AUGUSTA – Nessuno avrebbe mai pensato di trovare all’interno della stiva del relitto del peschereccio carico di migranti inabissatosi il 18 aprile del 2015 nelle acque del Canale di Sicilia, a 370 metri di profondità, dove è stato recuperato il mese scorso per volontà della Presidenza del Consiglio dei Ministri, un numero così alto di cadaveri, ben 675.
Un numero destinato a salire, se si considerano anche i “body bags”, ovvero resti umani ritrovati che spesso appartengono a più di una persona, inserite in sacche. Troppi i morti custoditi in quel grande cimitero che è diventato il Mediterraneo.
Le squadre dei Vigili del Fuoco impegnate notte e giorno nel delicato recupero dei cadaveri, nella struttura realizzata nel pontile Nato di Melilli, hanno con grande professionalità e, soprattutto, umanità, portato a termine l’operazione che ha coinvolto circa 150 persone al giorno tra cui, oltre ai Vigili del Fuoco, personale della Marina Militare, del Corpo Militare della Croce Rossa Italiana, delle Infermiere Volontarie della Croce Rossa.
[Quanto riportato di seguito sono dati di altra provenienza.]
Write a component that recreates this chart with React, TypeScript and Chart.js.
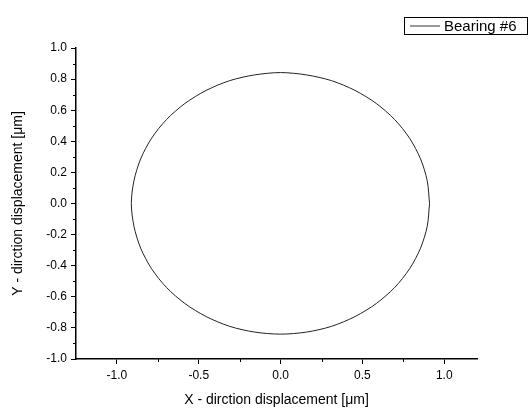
import React, { useEffect, useRef } from "react";
import { Chart, registerables } from "chart.js";

Chart.register(...registerables);

const seriesName = "Bearing #6";
const xValues = [
  0.91, 0.896, 0.855, 0.788, 0.697, 0.585, 0.455, 0.311, 0.158, 0.0,
  -0.158, -0.311, -0.455, -0.585, -0.697, -0.788, -0.855, -0.896, -0.912,
  -0.896, -0.855, -0.788, -0.697, -0.585, -0.455, -0.311, -0.158, 0.0,
  0.158, 0.311, 0.455, 0.585, 0.697, 0.788, 0.855, 0.896, 0.91,
];
const yValues = [
  0.0, 0.146, 0.287, 0.42, 0.54, 0.643, 0.727, 0.79, 0.827, 0.842,
  0.827, 0.79, 0.727, 0.643, 0.54, 0.42, 0.287, 0.146, 0.0,
  -0.146, -0.287, -0.42, -0.54, -0.643, -0.727, -0.79, -0.827, -0.84,
  -0.827, -0.79, -0.727, -0.643, -0.54, -0.42, -0.287, -0.146, 0.0,
];
const xMajorTicks = [-1.0, -0.5, 0.0, 0.5, 1.0];
const xMinorTicks = [-0.75, -0.25, 0.25, 0.75];
const yMajorTicks = [-1.0, -0.8, -0.6, -0.4, -0.2, 0.0, 0.2, 0.4, 0.6, 0.8, 1.0];
const yMinorTicks = [-0.9, -0.7, -0.5, -0.3, -0.1, 0.1, 0.3, 0.5, 0.7, 0.9];
const xTitle = "X - dirction displacement [\u03bcm]";
const yTitle = "Y - dirction displacement [\u03bcm]";

const FONT = "'Liberation Sans', Arial, sans-serif";

const minorTickPlugin = {
  id: "minorTicks",
  afterDraw(chart: any) {
    const ctx = chart.ctx;
    const xs = chart.scales.x;
    const ys = chart.scales.y;
    ctx.save();
    ctx.strokeStyle = "#000";
    ctx.lineWidth = 1;
    ctx.beginPath();
    xMinorTicks.forEach((v) => {
      const px = Math.round(xs.getPixelForValue(v)) + 0.5;
      ctx.moveTo(px, xs.top);
      ctx.lineTo(px, xs.top + 3);
    });
    yMinorTicks.forEach((v) => {
      const py = Math.round(ys.getPixelForValue(v)) + 0.5;
      ctx.moveTo(ys.right, py);
      ctx.lineTo(ys.right - 3, py);
    });
    ctx.stroke();

    // legend box
    const bx = 404.5, by = 17.5, bw = 123, bh = 17;
    ctx.fillStyle = "#fff";
    ctx.fillRect(bx, by, bw, bh);
    ctx.strokeStyle = "#000";
    ctx.lineWidth = 1;
    ctx.strokeRect(bx, by, bw, bh);
    ctx.strokeStyle = "#333";
    ctx.beginPath();
    ctx.moveTo(410, by + bh / 2);
    ctx.lineTo(440, by + bh / 2);
    ctx.stroke();
    ctx.fillStyle = "#000";
    ctx.font = "15px " + FONT;
    ctx.textBaseline = "middle";
    ctx.textAlign = "left";
    ctx.fillText(seriesName, 444, by + bh / 2 + 1);
    ctx.restore();
  },
};

export default function App() {
  const canvasRef = useRef<HTMLCanvasElement | null>(null);

  useEffect(() => {
    if (!canvasRef.current) return;
    const points = xValues.map((x, i) => ({ x, y: yValues[i] }));
    const chart = new Chart(canvasRef.current, {
      type: "scatter",
      data: {
        datasets: [
          {
            label: seriesName,
            data: points,
            showLine: true,
            borderColor: "#222",
            borderWidth: 1,
            pointRadius: 0,
            tension: 0.3,
            fill: false,
          },
        ],
      },
      options: {
        animation: false,
        responsive: false,
        maintainAspectRatio: false,
        layout: { padding: { top: 48, right: 55, left: 0, bottom: 0 } },
        plugins: { legend: { display: false }, tooltip: { enabled: false } },
        scales: {
          x: {
            type: "linear",
            min: -1.25,
            max: 1.2,
            afterBuildTicks: (s: any) => {
              s.ticks = xMajorTicks.map((v) => ({ value: v }));
            },
            afterFit: (s: any) => {
              s.height = 50;
            },
            grid: { drawOnChartArea: false, color: "#000", tickLength: 5, lineWidth: 1 },
            border: { display: true, color: "#000", width: 1.5 },
            ticks: {
              color: "#000",
              font: { size: 12, family: FONT },
              padding: 4,
              maxRotation: 0,
              autoSkip: false,
              callback: (v: any) => Number(v).toFixed(1),
            },
            title: {
              display: true,
              text: xTitle,
              color: "#000",
              font: { size: 14, family: FONT },
              padding: { top: 4, bottom: 0 },
            },
          },
          y: {
            type: "linear",
            min: -1,
            max: 1,
            afterBuildTicks: (s: any) => {
              s.ticks = yMajorTicks.map((v) => ({ value: v }));
            },
            afterFit: (s: any) => {
              s.width = 76;
            },
            grid: { drawOnChartArea: false, color: "#000", tickLength: 5, lineWidth: 1 },
            border: { display: true, color: "#000", width: 1.5 },
            ticks: {
              color: "#000",
              font: { size: 12, family: FONT },
              padding: 4,
              autoSkip: false,
              callback: (v: any) => Number(v).toFixed(1),
            },
            title: {
              display: true,
              text: yTitle,
              color: "#000",
              font: { size: 14, family: FONT },
              padding: { top: 10, bottom: 0 },
            },
          },
        },
      },
      plugins: [minorTickPlugin],
    });
    return () => chart.destroy();
  }, []);

  return (
    <div style={{ position: "fixed", left: 0, top: 0, width: 532, height: 409, background: "#fff" }}>
      <canvas ref={canvasRef} width={532} height={409} style={{ width: 532, height: 409, display: "block" }} />
    </div>
  );
}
Adesso sarà compito dell’equipe di medici legali universitari, guidati dalla professoressa Cristina Cattaneo del Laboratorio di Antropologia e Odontologia Forense, identificare i cadaveri e i resti, provando a dare un nome ai tanti migranti, uomini, donne e bambini, che viaggiavano, assiepati in pochissimi metri quadri, nel barcone della morte.